- [EXERCISE BRIEF]
Copy out the material below in full, but not its images.

- [GIVEN MATERIAL]
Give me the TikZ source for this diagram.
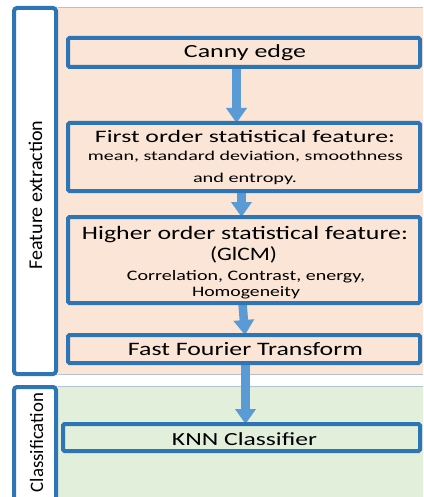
\documentclass[tikz,border=0pt]{standalone}
\usepackage{fontspec}
\setmainfont{Carlito}
\usetikzlibrary{arrows.meta}
\definecolor{bdr}{HTML}{2E75B6}
\definecolor{arw}{HTML}{5B9BD5}
\definecolor{salmon}{HTML}{FBE5D6}
\definecolor{lgreen}{HTML}{E2EFDA}
\definecolor{lanebd}{HTML}{B4C0D4}
\newcommand\fitt[3]{\resizebox{#1}{\height}{\fontsize{#2}{#2}\selectfont #3}}
\pgfdeclarelayer{bg}
\pgfsetlayers{bg,main}
\tikzset{
  box/.style={draw=bdr, line width=4pt, rounded corners=1.5pt, outer sep=0pt, inner sep=0pt},
  lbl/.style={anchor=base, inner sep=0pt, text=black},
  arr/.style={draw=arw, line width=8.5pt, -{Triangle[width=20pt,length=15pt]}},
  lanelbl/.style={draw=bdr, fill=white, line width=4pt, rounded corners=3pt, outer sep=0pt, inner sep=0pt},
}
\begin{document}
\begin{tikzpicture}[x=1pt,y=-1pt]
\useasboundingbox (0,0) rectangle (423,497);
% lane label boxes
\node[lanelbl, minimum width=42pt, minimum height=366pt] (felane) at (35,191) {};
\node[lanelbl, minimum width=42pt, minimum height=123pt] (cllane) at (35,448.5) {};
% process boxes
\node[box, fill=salmon, minimum width=352pt, minimum height=29pt] (canny) at (244,52.5) {};
\node[box, fill=salmon, minimum width=352pt, minimum height=68pt] (first) at (244,157) {};
\node[box, fill=salmon, minimum width=352pt, minimum height=86pt] (higher) at (244,260) {};
\node[box, fill=salmon, minimum width=352pt, minimum height=28pt] (fft) at (244,349) {};
\node[box, fill=lgreen, minimum width=357pt, minimum height=27pt] (knn) at (241.5,437.5) {};
% texts
\node[lbl] (t1) at (245,57.7) {\fitt{122pt}{18.5}{Canny edge}};
\node[lbl] (t2a) at (245,142.7) {\fitt{300pt}{17.5}{First order statistical feature:}};
\node[lbl] (t2b) at (245.5,160.7) {\fitt{315pt}{13.5}{mean, standard deviation, smoothness}};
\node[lbl] (t2c) at (245,182.7) {\fitt{104pt}{13.5}{and entropy.}};
\node[lbl] (t3a) at (245,239) {\fitt{326pt}{19}{Higher order statistical feature:}};
\node[lbl] (t3b) at (243.5,260.7) {\fitt{67pt}{19}{(GlCM)}};
\node[lbl] (t3c) at (246,280.7) {\fitt{238pt}{14.5}{Correlation, Contrast, energy,}};
\node[lbl] (t3d) at (246,296.7) {\fitt{108pt}{14.5}{Homogeneity}};
\node[lbl] (t4) at (245.5,355.7) {\fitt{235pt}{19}{Fast Fourier Transform}};
\node[lbl] (t5) at (244.5,445) {\fitt{145pt}{18.5}{KNN Classifier}};
\node[lbl, rotate=90] (fel) at (42,195) {\fitt{149pt}{19.5}{Feature extraction}};
\node[lbl, rotate=90] (cll) at (43,442.5) {\fitt{99pt}{19}{Classification}};
% arrow columns
\coordinate (a1) at (236.5,0);
\coordinate (a2) at (241.5,0);
\coordinate (a3s) at (242.5,0);
\coordinate (a3e) at (245,0);
\coordinate (a4) at (245.5,0);
\begin{pgfonlayer}{bg}
  \fill[white] (0,0) rectangle (423,497);
  \fill[salmon] (58,7) rectangle (423,374);
  \draw[lanebd, line width=0.6pt] (58,7) -- (423,7) (58,374) -- (423,374);
  \fill[lgreen] (58,386) rectangle (423,497);
  \draw[lanebd, line width=0.6pt] (58,386) -- (423,386);
  \draw[arr] (canny.south -| a1) -- (first.north -| a1);
  \draw[arr] (first.south -| a2) -- (higher.north -| a2);
  \draw[arr] (higher.south -| a3s) -- (fft.north -| a3e);
  \draw[arr] (fft.south -| a4) -- (knn.north -| a4);
\end{pgfonlayer}
\end{tikzpicture}
\end{document}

- [RESULT OF THE EXERCISE]
Give me the TikZ source for this diagram.
\documentclass[tikz,border=0pt]{standalone}
\usepackage{fontspec}
\setmainfont{Carlito}
\usetikzlibrary{arrows.meta}
\definecolor{bdr}{HTML}{2E75B6}
\definecolor{arw}{HTML}{5B9BD5}
\definecolor{salmon}{HTML}{FBE5D6}
\definecolor{lgreen}{HTML}{E2EFDA}
\definecolor{lanebd}{HTML}{B4C0D4}
\newcommand\fitt[3]{\resizebox{#1}{\height}{\fontsize{#2}{#2}\selectfont #3}}
\pgfdeclarelayer{bg}
\pgfsetlayers{bg,main}
\tikzset{
  box/.style={draw=bdr, line width=4pt, rounded corners=1.5pt, outer sep=0pt, inner sep=0pt},
  lbl/.style={anchor=base, inner sep=0pt, text=black},
  arr/.style={draw=arw, line width=8.5pt, -{Triangle[width=20pt,length=15pt]}},
  lanelbl/.style={draw=bdr, fill=white, line width=4pt, rounded corners=3pt, outer sep=0pt, inner sep=0pt},
}
\begin{document}
\begin{tikzpicture}[x=1pt,y=-1pt]
\useasboundingbox (0,0) rectangle (423,497);
% lane label boxes
\node[lanelbl, minimum width=42pt, minimum height=366pt] (felane) at (35,191) {};
\node[lanelbl, minimum width=42pt, minimum height=123pt] (cllane) at (35,448.5) {};
% process boxes
\node[box, fill=salmon, minimum width=352pt, minimum height=29pt] (canny) at (244,52.5) {};
\node[box, fill=salmon, minimum width=352pt, minimum height=68pt] (first) at (244,157) {};
\node[box, fill=salmon, minimum width=352pt, minimum height=86pt] (higher) at (244,260) {};
\node[box, fill=salmon, minimum width=352pt, minimum height=28pt] (fft) at (244,349) {};
\node[box, fill=lgreen, minimum width=357pt, minimum height=27pt] (knn) at (241.5,437.5) {};
% texts
\node[lbl] (t1) at (245,57.7) {\fitt{122pt}{18.5}{Canny edge}};
\node[lbl] (t2a) at (245,142.7) {\fitt{300pt}{17.5}{First order statistical feature:}};
\node[lbl] (t2b) at (245.5,160.7) {\fitt{315pt}{13.5}{mean, standard deviation, smoothness}};
\node[lbl] (t2c) at (245,182.7) {\fitt{104pt}{13.5}{and entropy.}};
\node[lbl] (t3a) at (245,239) {\fitt{326pt}{19}{Higher order statistical feature:}};
\node[lbl] (t3b) at (243.5,260.7) {\fitt{67pt}{19}{(GlCM)}};
\node[lbl] (t3c) at (246,280.7) {\fitt{238pt}{14.5}{Correlation, Contrast, energy,}};
\node[lbl] (t3d) at (246,296.7) {\fitt{108pt}{14.5}{Homogeneity}};
\node[lbl] (t4) at (245.5,355.7) {\fitt{235pt}{19}{Fast Fourier Transform}};
\node[lbl] (t5) at (244.5,445) {\fitt{145pt}{18.5}{KNN Classifier}};
\node[lbl, rotate=90] (fel) at (42,195) {\fitt{149pt}{19.5}{Feature extraction}};
\node[lbl, rotate=90] (cll) at (43,442.5) {\fitt{99pt}{19}{Classification}};
% arrow columns
\coordinate (a1) at (236.5,0);
\coordinate (a2) at (241.5,0);
\coordinate (a3s) at (242.5,0);
\coordinate (a3e) at (245,0);
\coordinate (a4) at (245.5,0);
\begin{pgfonlayer}{bg}
  \fill[white] (0,0) rectangle (423,497);
  \fill[salmon] (58,7) rectangle (423,374);
  \draw[lanebd, line width=0.6pt] (58,7) -- (423,7) (58,374) -- (423,374);
  \fill[lgreen] (58,386) rectangle (423,497);
  \draw[lanebd, line width=0.6pt] (58,386) -- (423,386);
  \draw[arr] (canny.south -| a1) -- (first.north -| a1);
  \draw[arr] (first.south -| a2) -- (higher.north -| a2);
  \draw[arr] (higher.south -| a3s) -- (fft.north -| a3e);
  \draw[arr] (fft.south -| a4) -- (knn.north -| a4);
\end{pgfonlayer}
\end{tikzpicture}
\end{document}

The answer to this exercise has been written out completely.